What the task asks - Your output is the lines from the first one to the one containing "ax = fig.add_axes([33", repeated exactly, with images left out.

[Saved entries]
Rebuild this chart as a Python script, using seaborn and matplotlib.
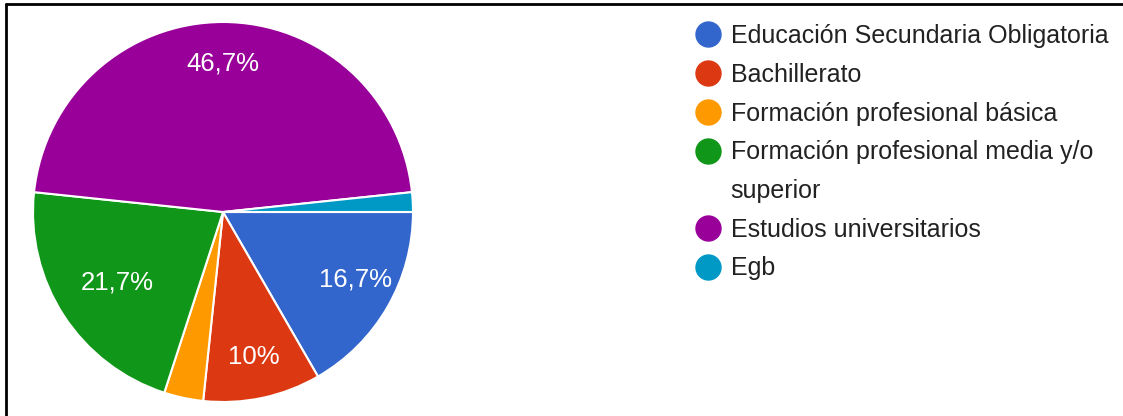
import matplotlib
matplotlib.use("Agg")
import matplotlib.pyplot as plt
from matplotlib.lines import Line2D
import seaborn as sns

categories = [
    "Educación Secundaria Obligatoria",
    "Bachillerato",
    "Formación profesional básica",
    "Formación profesional media y/o superior",
    "Estudios universitarios",
    "Egb",
]
counts = [10, 6, 2, 13, 28, 1]
colors = ["#3366cc", "#dc3912", "#ff9900", "#109618", "#990099", "#0099c6"]

sns.set_theme(style="white")
plt.rcParams["font.family"] = ["Liberation Sans", "DejaVu Sans"]

fig = plt.figure(figsize=(11.23, 4.16), dpi=100)
ax = fig.add_axes([33 / 1123, 14 / 416, 380 / 1123, 380 / 416])


def pct_label(p):
    # small slices carry no label; whole numbers drop the decimal
    if p < 5:
        return ""
    s = f"{p:.1f}".replace(".", ",")
    if s.endswith(",0"):
        s = s[:-2]
    return s + "%"


wedges, texts, autotexts = ax.pie(
    counts,
    colors=colors,
    startangle=0,
    counterclock=False,
    autopct=pct_label,
    pctdistance=0.78,
    radius=1.0,
    wedgeprops=dict(edgecolor="white", linewidth=1.5),
    textprops=dict(color="white", fontsize=18.5),
)
# nudge the wide green slice's label toward its visual centre
x, y = autotexts[3].get_position()
autotexts[3].set_position((x * 0.82 - 0.02, y * 0.82 - 0.025))
# and the blue one slightly up
x, y = autotexts[0].get_position()
autotexts[0].set_position((x + 0.02, y + 0.035))

ax.set_xlim(-1, 1)
ax.set_ylim(-1, 1)
ax.set_aspect("equal")
ax.axis("off")

# legend: wrap the long label onto a second row
legend_labels = [
    "Educación Secundaria Obligatoria",
    "Bachillerato",
    "Formación profesional básica",
    "Formación profesional media y/o",
    "superior",
    "Estudios universitarios",
    "Egb",
]
legend_colors = colors[:4] + [None] + colors[4:]
handles = []
for c in legend_colors:
    if c is None:
        handles.append(Line2D([], [], linestyle="none", marker="o", markersize=18,
                              markerfacecolor="none", markeredgecolor="none"))
    else:
        handles.append(Line2D([], [], linestyle="none", marker="o", markersize=18,
                              markerfacecolor=c, markeredgecolor=c))
fig.legend(
    handles,
    legend_labels,
    loc="upper left",
    bbox_to_anchor=(697 / 1123, 1 - 24 / 416),
    frameon=False,
    fontsize=18,
    labelcolor="#222222",
    handlelength=0.9,
    handletextpad=0.45,
    labelspacing=0.59,
    borderpad=0,
    borderaxespad=0,
)

# thin frame along the top and left edges
fig.add_artist(Line2D([6 / 1123, 1], [1 - 4 / 416, 1 - 4 / 416], color="black", linewidth=2,
                      transform=fig.transFigure))
fig.add_artist(Line2D([6 / 1123, 6 / 1123], [0, 1 - 4 / 416], color="black", linewidth=2,
                      transform=fig.transFigure))

fig.savefig("out.png", dpi=100)
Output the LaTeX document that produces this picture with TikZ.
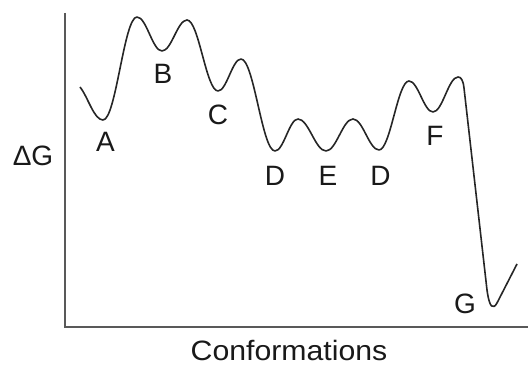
\documentclass[tikz,border=0pt]{standalone}
\usepackage{fontspec}
\setmainfont{Liberation Sans}
\begin{document}
\begin{tikzpicture}[x=1pt,y=1pt,
  axisline/.style={line width=1.8pt, draw=black!65},
  energy/.style={line width=1.6pt, draw=black!85, line join=round},
  lbl/.style={font=\fontsize{28}{30}\selectfont, inner sep=0pt, text=black!90}]
\useasboundingbox (0,0) rectangle (528,366);
\coordinate (o) at (65,39);
\coordinate (ytop) at (65,353);
\coordinate (xend) at (528,39);
\draw[axisline] (ytop) -- (o) -- (xend);
\draw[energy] (80,279)
  .. controls (88,269) and (94,246) .. (103,246)
  .. controls (116,246) and (124,349) .. (137,349)
  .. controls (146.5,349) and (152.5,315) .. (162,315)
  .. controls (171.5,315) and (177.5,346) .. (187,346)
  .. controls (198.8,346) and (206.2,275) .. (218,275)
  .. controls (226.7,275) and (232.3,307) .. (241,307)
  .. controls (253.9,307) and (262.1,215) .. (275,215)
  .. controls (283.7,215) and (289.3,247) .. (298,247)
  .. controls (308.6,247) and (315.4,215) .. (326,215)
  .. controls (336.3,215) and (342.7,247) .. (353,247)
  .. controls (362.9,247) and (369.1,216) .. (379,216)
  .. controls (390.4,216) and (397.6,285) .. (409,285)
  .. controls (418.1,285) and (423.9,254) .. (433,254)
  .. controls (442.5,254) and (448.5,289) .. (458,289)
  .. controls (461,289) and (463.1,286) .. (464,278)
  -- (487,76)
  .. controls (489.5,58) and (493,56) .. (497,63)
  -- (517,102);
\node[lbl] (A) at (105.5,224) {A};
\node[lbl] (B) at (163,292) {B};
\node[lbl] (C) at (218,251) {C};
\node[lbl] (D1) at (275,190) {D};
\node[lbl] (E) at (328,190) {E};
\node[lbl] (D2) at (380.5,190) {D};
\node[lbl] (F) at (435,230) {F};
\node[lbl] (G) at (465,62) {G};
\node[lbl] (dG) at (33,210.5) {ΔG};
\node[lbl, xscale=1.08] (conf) at (289,15.5) {Conformations};
\end{tikzpicture}
\end{document}
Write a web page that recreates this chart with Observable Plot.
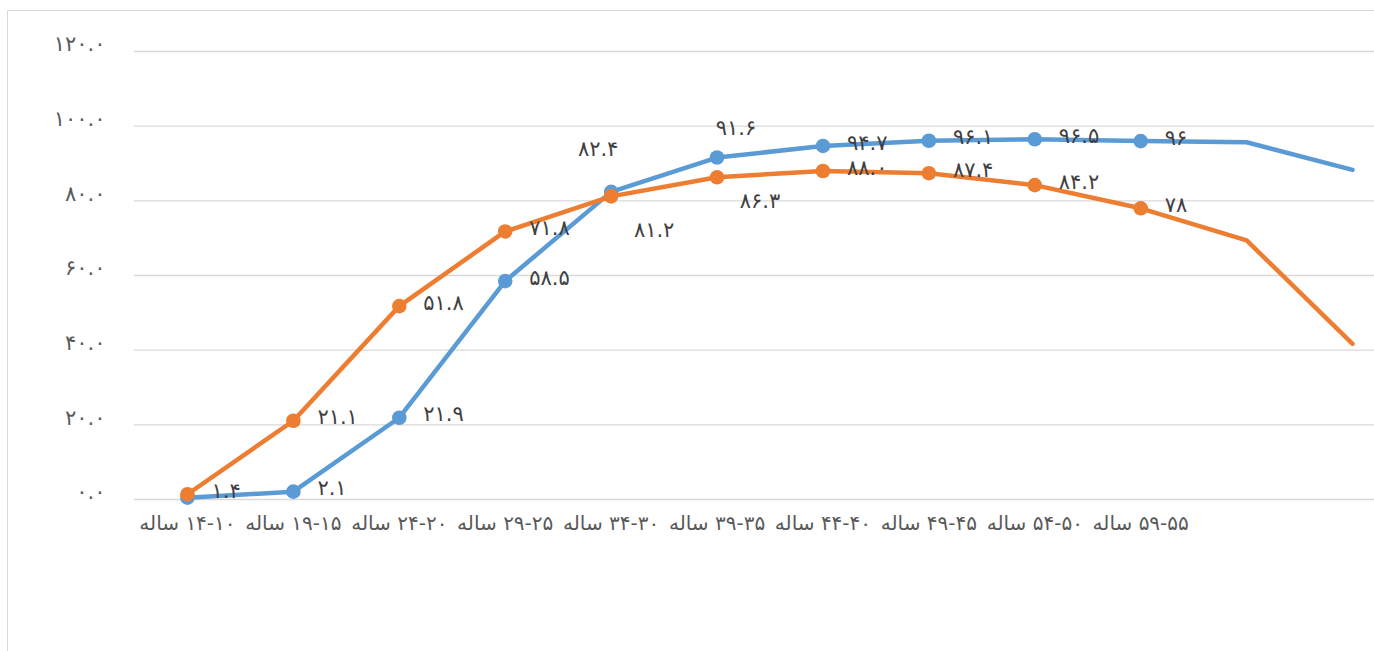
<!DOCTYPE html>
<html>
<head>
<meta charset="utf-8">
<script src="https://cdn.jsdelivr.net/npm/d3@7"></script>
<script src="https://cdn.jsdelivr.net/npm/@observablehq/plot@0.6"></script>
<style>
  html, body { margin: 0; padding: 0; background: #fff; overflow: hidden; }
  #wrap { position: relative; width: 1374px; height: 651px; }
  #frame { position: absolute; left: 7px; top: 10px; width: 1400px; height: 700px;
           border-left: 1.3px solid #d9d9d9; border-top: 1.3px solid #d9d9d9; pointer-events: none; }
  svg { font-family: "DejaVu Sans", sans-serif; }
</style>
</head>
<body>
<div id="wrap"><div id="frame"></div><div id="chart"></div></div>
<script>
// ---- data ----
const ageLabels = ["14-10", "19-15", "24-20", "29-25", "34-30", "39-35", "44-40", "49-45", "54-50", "59-55"];
const ageWord = "ساله";
const blueValues = [0.5, 2.1, 21.9, 58.5, 82.4, 91.6, 94.7, 96.1, 96.5, 96.0, 95.7, 88.3];
const orangeValues = [1.4, 21.1, 51.8, 71.8, 81.2, 86.3, 88.0, 87.4, 84.2, 78.0, 69.4, 41.7];
const blueLabels = ["", "2.1", "21.9", "58.5", "82.4", "91.6", "94.7", "96.1", "96.5", "96"];
const orangeLabels = ["1.4", "21.1", "51.8", "71.8", "81.2", "86.3", "88.0", "87.4", "84.2", "78"];
const yTicks = [0, 20, 40, 60, 80, 100, 120];

// ---- helpers ----
const faDigits = "۰۱۲۳۴۵۶۷۸۹";
const fa = s => String(s).replace(/[0-9]/g, d => faDigits[+d]);
const BLUE = "#5B9BD5", ORANGE = "#ED7D31";

const blue = blueValues.map((v, i) => ({i, v, label: blueLabels[i] ?? "", s: "b"}));
const orange = orangeValues.map((v, i) => ({i, v, label: orangeLabels[i] ?? "", s: "o"}));

// manual label nudges (as in the reference, some labels were dragged)
const moved = {
  "b4": [-13, -43], "b5": [19, -29],
  "o4": [43, 34], "o5": [43, 24]
};
const labelled = [...blue, ...orange].filter(d => d.label !== "");
const defaultLabels = labelled.filter(d => !moved[d.s + d.i]);
const movedLabels = labelled.filter(d => moved[d.s + d.i]);

const xDomain = d3.range(blueValues.length);

const chart = Plot.plot({
  width: 1374,
  height: 651,
  marginLeft: 134,
  marginRight: 0,
  marginTop: 51,
  marginBottom: 152,
  style: {background: "transparent", overflow: "visible"},
  x: {type: "point", domain: xDomain, range: [134, 1405], padding: 0.5, round: false, label: null},
  y: {domain: [0, 120], label: null},
  marks: [
    Plot.ruleY(yTicks, {stroke: "#d9d9d9", strokeWidth: 1.3}),
    Plot.axisY({ticks: yTicks, tickSize: 0, tickPadding: 29, fontSize: 21, fill: "#595959", label: null,
      tickFormat: d => fa(d3.format(".1f")(d)), dy: -7}),
    Plot.axisX({ticks: d3.range(ageLabels.length), tickSize: 0, tickPadding: 16, fontSize: 20, fill: "#595959", label: null,
      tickFormat: i => ageWord + " \u200E" + fa(ageLabels[i])}),
    Plot.line(blue, {x: "i", y: "v", stroke: BLUE, strokeWidth: 4.5, strokeLinejoin: "round", strokeLinecap: "round"}),
    Plot.dot(blue.slice(0, 10), {x: "i", y: "v", r: 7.3, fill: BLUE}),
    Plot.line(orange, {x: "i", y: "v", stroke: ORANGE, strokeWidth: 4.5, strokeLinejoin: "round", strokeLinecap: "round"}),
    Plot.dot(orange.slice(0, 10), {x: "i", y: "v", r: 7.3, fill: ORANGE}),
    Plot.text(defaultLabels, {x: "i", y: "v", text: d => fa(d.label), textAnchor: "start", dx: 24, dy: -3,
      fontSize: 21, fill: "#404040"}),
    ...movedLabels.map(d => Plot.text([d], {x: "i", y: "v", text: e => fa(e.label), textAnchor: "middle",
      dx: moved[d.s + d.i][0], dy: moved[d.s + d.i][1], fontSize: 21, fill: "#404040"}))
  ]
});
document.getElementById("chart").appendChild(chart);
</script>
</body>
</html>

Answer in full -
Rebuild this chart as a Python script, using seaborn and matplotlib.
import matplotlib
matplotlib.use("Agg")
import matplotlib.pyplot as plt
from matplotlib.lines import Line2D
import seaborn as sns

categories = [
    "Educación Secundaria Obligatoria",
    "Bachillerato",
    "Formación profesional básica",
    "Formación profesional media y/o superior",
    "Estudios universitarios",
    "Egb",
]
counts = [10, 6, 2, 13, 28, 1]
colors = ["#3366cc", "#dc3912", "#ff9900", "#109618", "#990099", "#0099c6"]

sns.set_theme(style="white")
plt.rcParams["font.family"] = ["Liberation Sans", "DejaVu Sans"]

fig = plt.figure(figsize=(11.23, 4.16), dpi=100)
ax = fig.add_axes([33 / 1123, 14 / 416, 380 / 1123, 380 / 416])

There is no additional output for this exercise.